Thanks Heavenly Father

I am a C.S. Lewis fan. I know EVERYONE is, but with good reason. I was contemplating this one today as I drove to Park City...

“There are two kinds of people: those who say to God, "Thy will be done," and those to whom God says, "All right, then, have it your way”

In high school I asked Heavenly Father for a certain young man who played the guitar,
Heavenly Father, thank you for giving me my youth instead.

I was positive that if one certain young man knew who I really was he would fall madly in love with me.
Heavenly Father thank you for teaching me to love myself more than that young man ever could.

I met someone who made me laugh, I was sure I had it right this time.
Heavenly Father thanks for letting me see that laughter was only the surface of that man.

I was willing to sacrifice everything that made me happy to make one young man happy forever,
He sacrificed much more to be happy right now.
Heavenly Father thank you for getting me out when you did.

In the words of a song:
Sometimes I thank God for unanswered prayers Remember when you're talking to the man upstairs That just because he doesn't answer doesn't mean he don't care Some of gods greatest gifts are unanswered prayers.
~Unanswered Prayers, Garth Brooks

Heavenly Father, I understand that I know so very little, but sometimes this human thing gets in the way and I think I have things figured out, and I ask for a certain man.
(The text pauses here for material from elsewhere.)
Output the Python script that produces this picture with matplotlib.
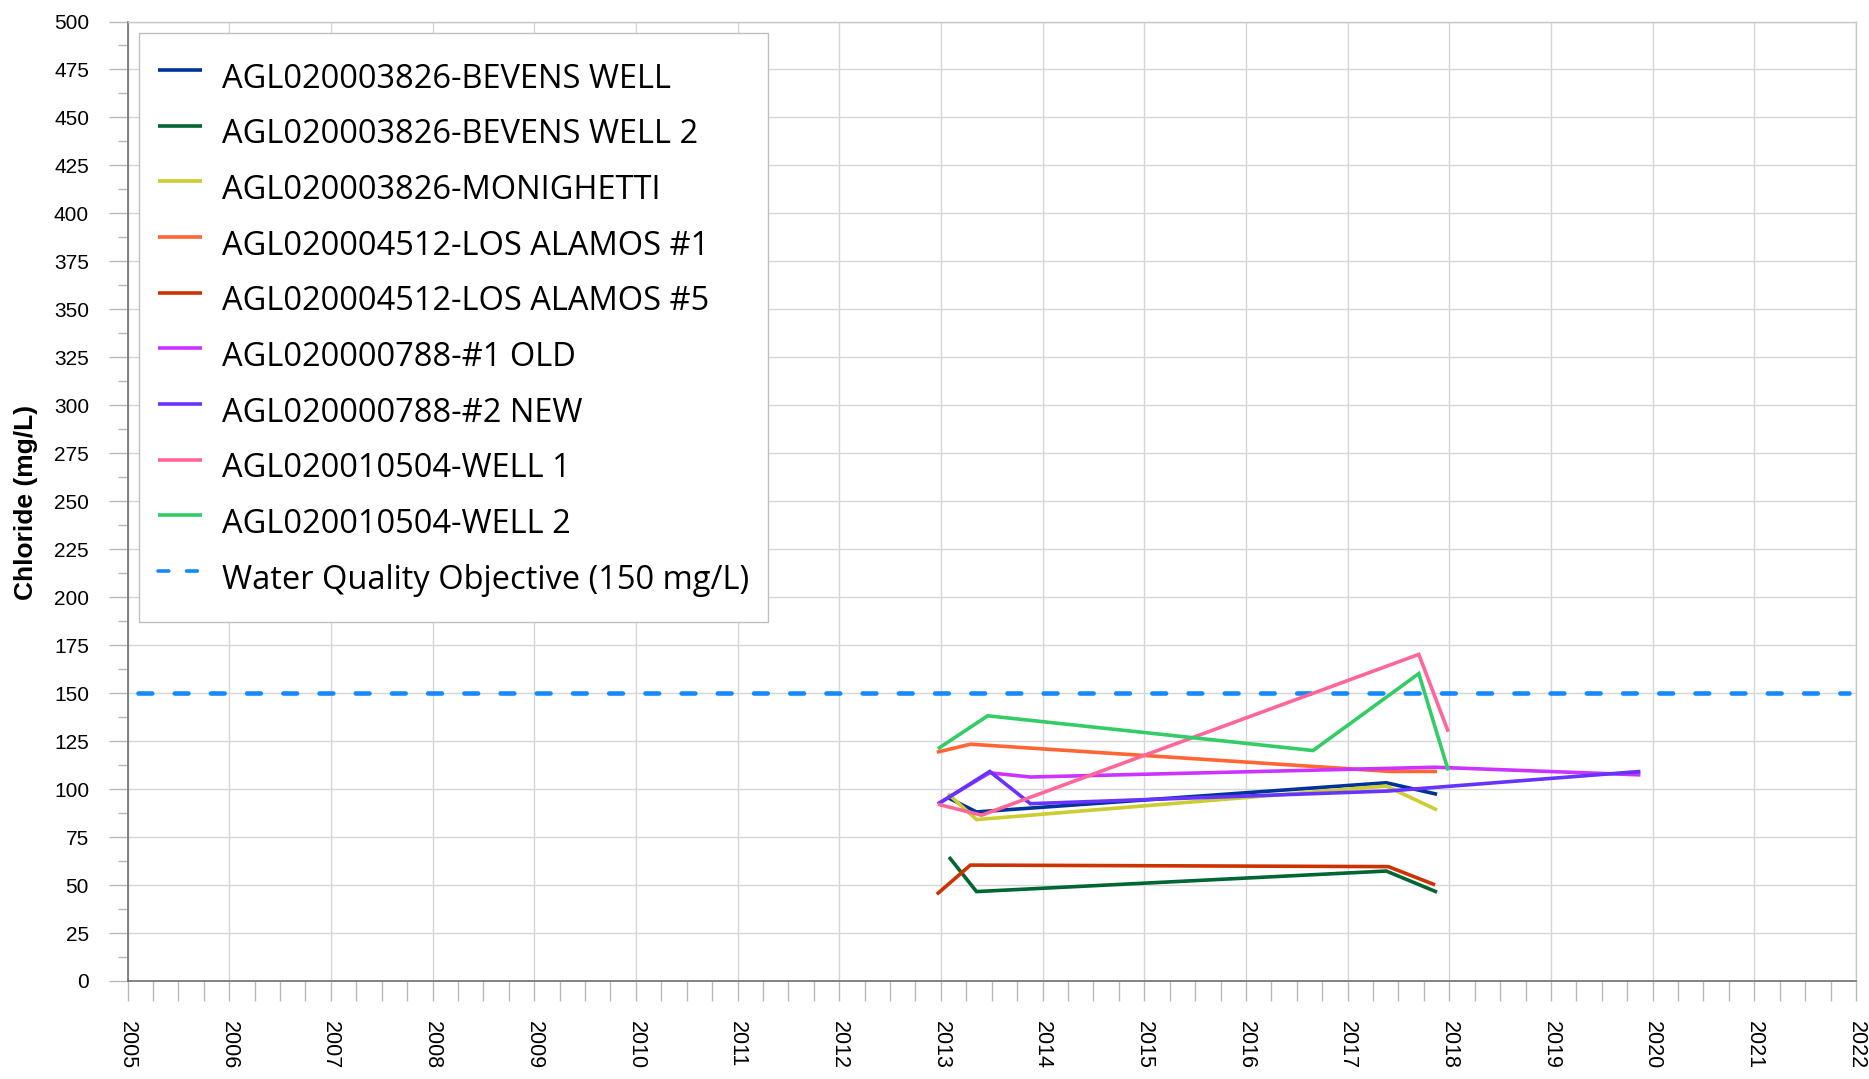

I am grateful my best interests are being looked after even when I obviously don't know what the heck they are. So in the future when I make such a request again and then get very frustrated that you aren't giving me what I want, know that I really do know that this is all for the best and I am more than willing to wait for... well, the best. I never want you to get to the point where you say, have it your way, but I am positive I will keep asking.

While I am waiting I promise to continue living by my motto: "Stop thinking of the man of your dreams and become the woman of his."

Oh and when he says his prayers tonight and asks for that one girl, you know the one, and he tells you he is sure she is "the one". Please tell him no.


What are the chances?

I almost killed my best friend Thursday. It is true. Let me tell you the story.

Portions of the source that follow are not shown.